The Austin Maestro at 40 years by Andrew Roberts

23 February 2023

t is Tuesday, the 1st of March 1983 and British Leyland has just unveiled the successor to the Austin Allegro. Not only was the “Miracle Maestro”, promoted by one of the most over-the-top commercials in ITV history

- the more expensive versions even boasted a talking dashboard. Clearly, this was transport for a brave new world of home computers and grey loafers.

Forty years later, it is sometimes difficult to appreciate the Maestro’s importance to the BL empire. In 1983 the corporation still suffered from a negative image, despite the Metro, the Triumph Acclaim and the creation of the Austin-Rover division in 1982. But the Maestro was cause for optimism in possibly the most crucial sector of the new car market. On the 2nd of March The Daily Telegraph reported that British Leyland had already received £50 million in orders.

Project LC10 dates back to 1975, and there was some debate at Longbridge on whether it should be launched before the Metro. British Leyland was certainly in great need of a new light-medium vehicle at that time. In addition, had the Maestro made its bow at the 1980 Motor Show, it could have stolen some of the Ford Escort Mk. III’s thunder. As it was, BL scheduled the premiere for 1983.

In the previous year, Leyland’s management, partially spurred by the new MG Metro’s impact, decided to add an Octagon-badged Maestro to the line-up. So, January 1983 saw the dealer launch in Torremolinos presented by Simon Williams, with a cabaret produced by Ernest Maxim of Morecambe and Wise fame. The message was clear – this was a major show for an important new product.

Blue Car

And when the first Maestros arrived at Austin-Rover dealerships, there was considerable public interest. The styling, with its body-coloured plastic bumpers, had no resemblance to the Allegro (which had ceased production in 1982), and additional sales features were the VW-sourced five-speed transmission and the R-series engines.

Plus, if you had £6,425 or £6,393 to spend on the MG or Vanden Plas, you gained a Maestro with a talkative solid-state digital dashboard. Ms. Nicolette McKenzie instructed the driver and passenger to fasten their seatbelts in the dulcet tones. Mindful of export markets, BL recorded the voice synthesizer’s 32-word vocabulary in 15 languages. Your friendly Austin-Rover dealer would probably tell you that no Escort or Vauxhall Astra was known to speak. Indeed, if they did, it was perhaps not a good sign.

BL hoped the Maestro would help them attain at least 25% of the new car market, and the initial sales figures were very encouraging. The automotive historian Keith Adams points out in http://www.aronline.co.uk/ that “By mid-August 1983, the Maestro was now Britain’s sixth best-selling car, with total sales of 49,000”. The motoring press also seemed favourable towards the Maestro. What Car thought:

Living with the Maestro is a very easy thing to do; the car is so vice free it’s hard to imagine anyone having any serious complaints. In fact, the car itself is perhaps too characters – blandness can irritate to a degree.

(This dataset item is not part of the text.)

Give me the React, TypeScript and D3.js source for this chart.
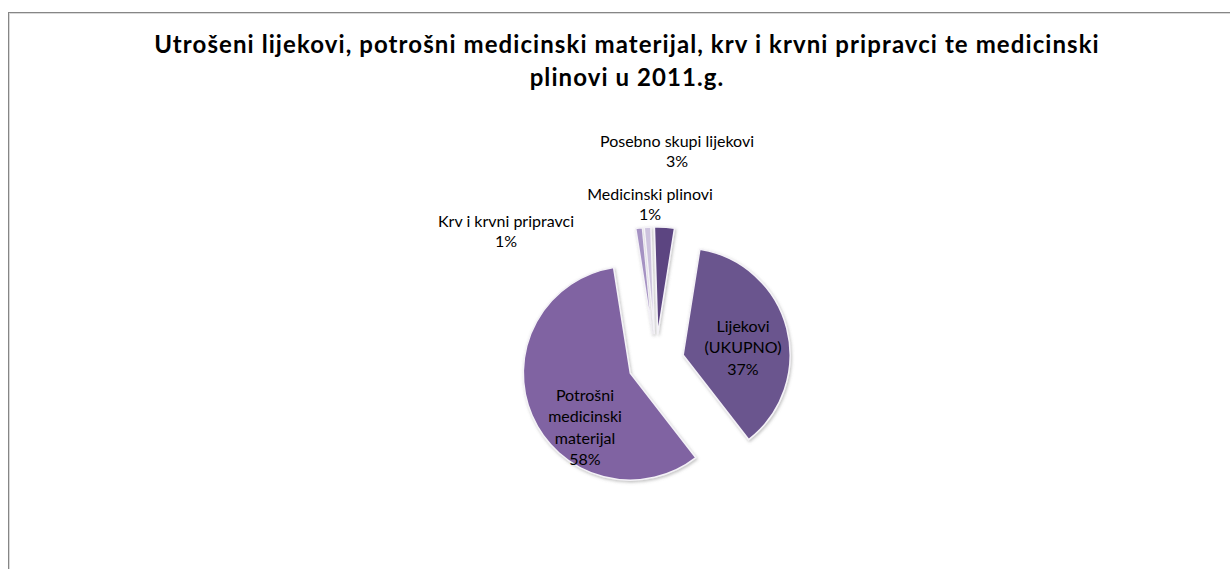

Fortunately, many buyers valued efficiency above character, and The Guardian regarded the £210m development costs as money well spent. Sue Baker of The Observer was not a fan of the eloquent MG and VDP, using such words as “nauseating” and “smugness” in her report. However, the opening paragraph must have been music to the ears of British Leyland’s directorship: “Maestro euphoria has been the pattern of the past week’s coverage of BL’s vital new car. Has all the enthusiasm for the new Maestro been justified? In my opinion, emphatically yes.”.

But sales did not reflect the Maestro’s very real abilities, and Adams observes that one reason was Ford’s dominance of the fleet market:

This situation was simple: the company could appear unchallenged in the fleet sector by being able to sell their cars as cheaply as they wished. Austin Rover simply could not afford to ‘buy’ its market share to compete on these terms – and so was at an immediate cost-disadvantage.

As a result, too many company buyers continued to opt for the Escort, while the Maestro additionally suffered from BL’s disastrous record in industrial relations. By the time UK production ended in December of 1994, it was an unfairly semi-forgotten vehicle.

Today, a thriving owners’ club - https://maestro.org.uk/ - and a new generation of owners preserve and promote the Maestro. The styling, once regarded as dowdy in the 1980s, now looks clean-cut, and we will be bringing you separate blogs of members of the range - including the talkative versions.